More trumpeting (Photo credit: ianbckwltr)

clarion = a clarion is a medieval trumpet. As the familiar adjective, it means:  “brilliantly clear <her clarion top notes>; also : loud and clear <a clarion call to action>.

Detail from "Virgin among Virgins" (...

Detail from “Virgin among Virgins” (1509), by Gerard David (Photo credit: Wikipedia)

rebeck = a rebeck or rebec is a medieval, three-stringed instrument. See angel.

votaries = devotees / admirers / worshippers

inthralled = enthralled

In “The Making of the Poets, Byron and Shelley in Their Time” by Ian Gilmour, there is a great chapter describing the details of Byron’s grand tour, which, thanks to its juicy details, serves as the equivalent of a “VH1 – Behind the Pilgrimage” special. Here’s what happened in Seville:

“Owing to ‘the Grand Junta being settled here’, Hobhouse recorded, Seville had ‘30,000 more than ordinary inhabitants’, so he, Byron and the servants ended up ‘all in one little room’ in the house of two attractive Spanish ladies. From them, Byron soon found the ‘reserve [was] not the characteristic of … Spanish Belles’, who were ‘form’d for all the witching arts of love’. The night before he left, one of them, who was shortly to be married, invited Byron to ‘come to bed to’ her, an invitation made all the more enticing, presumably, by Byron’s overcrowded bedroom. But the lady wanted his ring as well, which he refused to give her. The resulting discord was perhaps part of the reason why Byron did not precede her future husband to bed. Although a few months later he wrote in Childe Harold that ‘Brisk confidence still best with woman copes’, another part of it may have been that never having made love to a lady of his own class — in that very limited sense he was still a virgin — Byron got stage fright. In any case he accepted a three-foot lock of the lady’s hair while rejecting the rest of her. Keeping quiet about the ring to his mother, he cheerfully told her that his ‘virtue’ had induced him to decline the lady’s invitation, an assertion which may have raised Catherine’s eyebrows.”

XLVII.

Not so the rustic—with his trembling mate
He lurks, nor casts his heavy eye afar,
Lest he should view his vineyard desolate,
Blasted below the dun hot breath of War.
No more beneath soft Eve’s consenting star
Fandango twirls his jocund castanet:
Ah, Monarchs! could ye taste the mirth ye mar,
Not in the toils of Glory would ye fret;
The hoarse dull drum would sleep, and Man be happy yet!

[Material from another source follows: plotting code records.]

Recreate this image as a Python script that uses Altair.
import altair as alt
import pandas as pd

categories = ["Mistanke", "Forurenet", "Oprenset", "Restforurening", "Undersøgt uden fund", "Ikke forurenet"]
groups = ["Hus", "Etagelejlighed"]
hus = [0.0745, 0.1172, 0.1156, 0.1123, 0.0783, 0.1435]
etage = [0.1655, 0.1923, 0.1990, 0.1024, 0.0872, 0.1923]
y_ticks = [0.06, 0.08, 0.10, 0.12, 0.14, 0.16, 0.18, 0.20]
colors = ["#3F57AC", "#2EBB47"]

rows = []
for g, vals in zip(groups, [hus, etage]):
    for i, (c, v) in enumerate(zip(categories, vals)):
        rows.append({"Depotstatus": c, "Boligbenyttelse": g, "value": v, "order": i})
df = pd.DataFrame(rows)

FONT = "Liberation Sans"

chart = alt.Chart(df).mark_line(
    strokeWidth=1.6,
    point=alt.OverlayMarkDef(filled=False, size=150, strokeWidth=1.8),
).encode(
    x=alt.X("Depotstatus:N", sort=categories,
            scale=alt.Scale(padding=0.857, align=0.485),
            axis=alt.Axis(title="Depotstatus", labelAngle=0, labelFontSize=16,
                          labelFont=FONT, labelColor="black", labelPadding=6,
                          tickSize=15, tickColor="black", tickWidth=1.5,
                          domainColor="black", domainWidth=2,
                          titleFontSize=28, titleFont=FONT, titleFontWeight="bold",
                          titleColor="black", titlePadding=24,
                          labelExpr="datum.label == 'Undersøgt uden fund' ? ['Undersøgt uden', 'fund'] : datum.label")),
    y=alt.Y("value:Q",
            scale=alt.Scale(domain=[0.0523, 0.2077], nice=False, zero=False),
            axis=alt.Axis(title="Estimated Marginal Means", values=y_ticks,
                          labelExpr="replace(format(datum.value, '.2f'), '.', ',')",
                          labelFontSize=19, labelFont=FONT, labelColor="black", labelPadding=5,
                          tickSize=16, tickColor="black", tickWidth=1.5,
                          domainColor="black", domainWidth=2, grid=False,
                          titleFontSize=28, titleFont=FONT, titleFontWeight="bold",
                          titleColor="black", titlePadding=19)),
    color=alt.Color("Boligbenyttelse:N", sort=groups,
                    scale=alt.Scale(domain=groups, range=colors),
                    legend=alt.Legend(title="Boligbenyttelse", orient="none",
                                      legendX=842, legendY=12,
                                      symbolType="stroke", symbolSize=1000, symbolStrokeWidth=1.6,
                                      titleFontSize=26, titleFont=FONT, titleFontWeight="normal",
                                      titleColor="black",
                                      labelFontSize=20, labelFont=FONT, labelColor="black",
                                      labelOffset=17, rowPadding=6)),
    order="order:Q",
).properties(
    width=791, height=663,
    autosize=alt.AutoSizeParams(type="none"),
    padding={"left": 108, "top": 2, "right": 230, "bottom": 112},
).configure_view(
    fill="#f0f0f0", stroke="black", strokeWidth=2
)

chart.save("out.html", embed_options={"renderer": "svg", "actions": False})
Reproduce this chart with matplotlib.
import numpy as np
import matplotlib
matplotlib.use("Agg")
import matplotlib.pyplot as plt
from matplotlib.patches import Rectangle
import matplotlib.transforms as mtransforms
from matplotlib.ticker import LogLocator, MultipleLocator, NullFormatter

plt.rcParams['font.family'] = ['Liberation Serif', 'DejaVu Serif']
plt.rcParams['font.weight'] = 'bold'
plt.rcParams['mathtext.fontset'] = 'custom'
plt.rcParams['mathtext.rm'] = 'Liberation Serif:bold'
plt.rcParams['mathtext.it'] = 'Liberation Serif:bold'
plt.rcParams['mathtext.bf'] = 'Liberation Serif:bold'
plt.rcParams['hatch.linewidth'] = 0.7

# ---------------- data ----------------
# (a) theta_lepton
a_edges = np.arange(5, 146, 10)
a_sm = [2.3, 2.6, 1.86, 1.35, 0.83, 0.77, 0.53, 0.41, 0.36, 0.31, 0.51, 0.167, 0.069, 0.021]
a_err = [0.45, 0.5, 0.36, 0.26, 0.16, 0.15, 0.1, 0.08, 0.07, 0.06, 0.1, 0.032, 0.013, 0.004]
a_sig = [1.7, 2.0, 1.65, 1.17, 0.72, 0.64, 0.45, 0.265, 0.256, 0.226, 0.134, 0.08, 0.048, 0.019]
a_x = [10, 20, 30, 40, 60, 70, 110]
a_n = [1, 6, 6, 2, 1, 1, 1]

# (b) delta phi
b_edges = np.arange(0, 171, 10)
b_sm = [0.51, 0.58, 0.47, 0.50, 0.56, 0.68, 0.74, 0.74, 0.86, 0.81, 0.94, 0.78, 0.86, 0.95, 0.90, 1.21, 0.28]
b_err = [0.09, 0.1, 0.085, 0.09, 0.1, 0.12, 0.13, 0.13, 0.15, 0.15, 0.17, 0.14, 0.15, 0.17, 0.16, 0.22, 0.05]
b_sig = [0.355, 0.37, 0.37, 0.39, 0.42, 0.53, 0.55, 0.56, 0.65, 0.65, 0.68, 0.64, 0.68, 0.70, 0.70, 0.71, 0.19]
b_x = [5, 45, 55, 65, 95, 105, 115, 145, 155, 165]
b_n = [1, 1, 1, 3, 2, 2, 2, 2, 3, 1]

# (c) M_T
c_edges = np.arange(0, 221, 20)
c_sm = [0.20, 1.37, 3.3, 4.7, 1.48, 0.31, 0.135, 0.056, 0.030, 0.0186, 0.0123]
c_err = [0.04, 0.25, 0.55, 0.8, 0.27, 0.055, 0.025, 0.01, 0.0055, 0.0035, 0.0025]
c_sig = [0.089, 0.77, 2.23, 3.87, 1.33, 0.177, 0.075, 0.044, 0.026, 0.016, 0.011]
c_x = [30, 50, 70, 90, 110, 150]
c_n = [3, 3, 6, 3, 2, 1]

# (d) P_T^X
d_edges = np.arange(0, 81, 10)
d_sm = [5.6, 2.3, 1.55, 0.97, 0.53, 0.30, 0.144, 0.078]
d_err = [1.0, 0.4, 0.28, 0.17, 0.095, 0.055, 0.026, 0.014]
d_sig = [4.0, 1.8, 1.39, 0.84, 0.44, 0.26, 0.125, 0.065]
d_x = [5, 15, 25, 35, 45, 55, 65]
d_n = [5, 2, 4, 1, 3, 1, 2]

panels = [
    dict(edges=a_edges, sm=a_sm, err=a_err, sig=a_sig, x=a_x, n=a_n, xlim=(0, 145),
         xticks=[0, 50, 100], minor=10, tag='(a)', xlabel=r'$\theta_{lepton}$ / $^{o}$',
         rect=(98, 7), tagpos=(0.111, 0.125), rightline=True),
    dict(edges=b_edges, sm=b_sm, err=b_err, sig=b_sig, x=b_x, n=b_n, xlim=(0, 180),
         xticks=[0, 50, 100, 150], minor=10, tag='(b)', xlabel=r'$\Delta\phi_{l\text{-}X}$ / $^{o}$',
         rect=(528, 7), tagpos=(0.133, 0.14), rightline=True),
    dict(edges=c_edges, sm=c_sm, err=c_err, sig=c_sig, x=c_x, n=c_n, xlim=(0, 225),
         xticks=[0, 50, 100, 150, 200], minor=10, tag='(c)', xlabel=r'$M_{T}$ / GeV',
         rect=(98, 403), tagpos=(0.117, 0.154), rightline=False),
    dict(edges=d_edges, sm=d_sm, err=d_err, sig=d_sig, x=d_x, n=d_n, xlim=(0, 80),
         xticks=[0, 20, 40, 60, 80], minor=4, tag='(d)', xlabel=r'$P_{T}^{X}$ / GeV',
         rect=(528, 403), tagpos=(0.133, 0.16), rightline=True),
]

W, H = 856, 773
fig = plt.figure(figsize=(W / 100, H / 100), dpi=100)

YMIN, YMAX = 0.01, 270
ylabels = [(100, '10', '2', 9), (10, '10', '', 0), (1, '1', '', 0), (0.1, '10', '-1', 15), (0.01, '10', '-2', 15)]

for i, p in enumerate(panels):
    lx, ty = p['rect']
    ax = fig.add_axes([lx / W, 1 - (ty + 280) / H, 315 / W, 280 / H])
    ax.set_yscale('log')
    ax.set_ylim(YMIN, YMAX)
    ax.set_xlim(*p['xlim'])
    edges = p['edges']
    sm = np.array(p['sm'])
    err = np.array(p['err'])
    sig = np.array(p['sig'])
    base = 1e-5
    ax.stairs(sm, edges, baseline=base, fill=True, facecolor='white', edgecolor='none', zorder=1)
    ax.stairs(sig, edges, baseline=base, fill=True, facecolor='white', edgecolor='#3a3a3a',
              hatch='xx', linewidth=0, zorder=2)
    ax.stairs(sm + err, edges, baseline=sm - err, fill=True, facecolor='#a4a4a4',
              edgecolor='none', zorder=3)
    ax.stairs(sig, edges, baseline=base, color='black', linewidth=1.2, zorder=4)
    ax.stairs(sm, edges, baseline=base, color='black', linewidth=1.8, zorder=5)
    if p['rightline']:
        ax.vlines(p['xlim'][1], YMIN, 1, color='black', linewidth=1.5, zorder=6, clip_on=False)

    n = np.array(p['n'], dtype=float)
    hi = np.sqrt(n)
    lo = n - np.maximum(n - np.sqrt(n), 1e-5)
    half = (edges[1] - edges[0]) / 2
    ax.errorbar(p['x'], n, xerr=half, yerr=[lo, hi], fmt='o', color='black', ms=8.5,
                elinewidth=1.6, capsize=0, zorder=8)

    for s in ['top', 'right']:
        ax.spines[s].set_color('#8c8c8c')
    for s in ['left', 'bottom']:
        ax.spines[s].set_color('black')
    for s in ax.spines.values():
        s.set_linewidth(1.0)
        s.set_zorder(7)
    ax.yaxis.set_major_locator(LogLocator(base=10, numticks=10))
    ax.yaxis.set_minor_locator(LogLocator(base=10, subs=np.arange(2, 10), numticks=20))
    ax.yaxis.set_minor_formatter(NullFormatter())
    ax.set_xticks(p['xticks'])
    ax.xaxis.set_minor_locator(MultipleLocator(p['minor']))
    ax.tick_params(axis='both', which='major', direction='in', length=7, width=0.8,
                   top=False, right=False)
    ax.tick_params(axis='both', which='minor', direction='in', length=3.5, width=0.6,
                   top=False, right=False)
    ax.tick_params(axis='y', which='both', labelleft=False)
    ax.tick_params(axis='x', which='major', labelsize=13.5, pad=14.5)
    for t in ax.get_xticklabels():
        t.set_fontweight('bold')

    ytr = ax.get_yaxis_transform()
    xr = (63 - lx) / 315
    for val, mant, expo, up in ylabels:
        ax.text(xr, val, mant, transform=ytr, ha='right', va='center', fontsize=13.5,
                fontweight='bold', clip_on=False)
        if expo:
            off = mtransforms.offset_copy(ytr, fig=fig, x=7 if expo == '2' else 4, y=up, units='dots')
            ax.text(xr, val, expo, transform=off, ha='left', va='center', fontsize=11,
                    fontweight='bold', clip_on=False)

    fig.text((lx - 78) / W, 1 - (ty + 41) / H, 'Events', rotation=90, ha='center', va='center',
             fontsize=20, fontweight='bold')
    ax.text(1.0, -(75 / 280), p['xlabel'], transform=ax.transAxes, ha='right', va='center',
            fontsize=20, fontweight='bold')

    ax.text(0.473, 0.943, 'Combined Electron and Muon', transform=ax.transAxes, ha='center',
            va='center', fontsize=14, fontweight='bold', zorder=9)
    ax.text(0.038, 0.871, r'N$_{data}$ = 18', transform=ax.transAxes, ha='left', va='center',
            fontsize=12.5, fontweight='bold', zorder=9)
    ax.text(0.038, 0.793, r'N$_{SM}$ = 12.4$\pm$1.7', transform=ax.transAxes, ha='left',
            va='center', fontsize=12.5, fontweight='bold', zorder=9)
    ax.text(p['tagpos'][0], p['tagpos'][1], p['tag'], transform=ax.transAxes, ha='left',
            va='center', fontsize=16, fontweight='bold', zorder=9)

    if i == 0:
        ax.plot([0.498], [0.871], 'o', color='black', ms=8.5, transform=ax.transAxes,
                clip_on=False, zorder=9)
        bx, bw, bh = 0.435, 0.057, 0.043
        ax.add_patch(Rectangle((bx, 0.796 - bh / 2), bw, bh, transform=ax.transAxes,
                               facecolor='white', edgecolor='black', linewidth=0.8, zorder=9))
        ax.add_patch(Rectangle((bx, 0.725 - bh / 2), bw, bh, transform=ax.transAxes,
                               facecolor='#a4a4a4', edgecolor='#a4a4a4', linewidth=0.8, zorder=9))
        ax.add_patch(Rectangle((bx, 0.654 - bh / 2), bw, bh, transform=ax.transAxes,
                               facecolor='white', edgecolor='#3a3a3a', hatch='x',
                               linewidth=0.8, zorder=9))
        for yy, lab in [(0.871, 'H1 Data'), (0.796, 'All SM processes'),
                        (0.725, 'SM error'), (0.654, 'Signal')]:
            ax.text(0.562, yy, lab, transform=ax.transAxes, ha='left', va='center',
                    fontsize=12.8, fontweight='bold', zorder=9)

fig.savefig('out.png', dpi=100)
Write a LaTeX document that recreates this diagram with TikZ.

“the dun hot breath of War” – Dun is a word not commonly heard in the United States. It has several meanings, but to dun is to demand payment, in a persistent, pestering way. My guess is that here dun means pestering / plaguing; in the sense that war constantly demands payment in lives.

Eve = evening

Fandango = a Spanish dance, here personified. The dance is accompanied by guitars and castanets.

jocund = cheerful; merry; gay; blithe; glad

castanet = “either of a pair of concave pieces of wood held in the palm and clicked together, usually to accompany dancing” [dictionary.com]

XLVIII.

How carols now the lusty muleteer?
Of Love, Romance, Devotion is his lay,
As whilome he was wont the leagues to cheer,
His quick bells wildly jingling on the way?
No! as he speeds, he chants “Vivā el Rey!”
And checks his song to execrate Godoy,
The royal wittol Charles, and curse the day
When first Spain’s queen beheld the black-eyed boy,
And gore-faced Treason sprung from her adulterate joy.

Muleteer = one who drives mules; pronounced with three syllables. lay= song

execrate = to curse.

Goya's Manuel Godoy, Duke of Alcudia, Prince o...

Goya’s Manuel Godoy, Duke of Alcudia, Prince of the Peace, 1801. Godoy was Prime Minister of Spain during the 1808 Napoleonic invasion of Spain. (Photo credit: Wikipedia)

Godoy = a most hated man! Byron, in his notes writes, “It is to this man that the Spaniards universally impute the ruin of their country.”

wittol = a man who knows of his wife’s infidelity and puts up with it, in this case, King Charles (Carlos)

Viva La Rey = “Long Live the King” / King Ferdinand the VII.

I’m going to have to leave it there for now, owing to the fact that developments in the Peninsular War are more complicated that I expected. I need to do a little more research.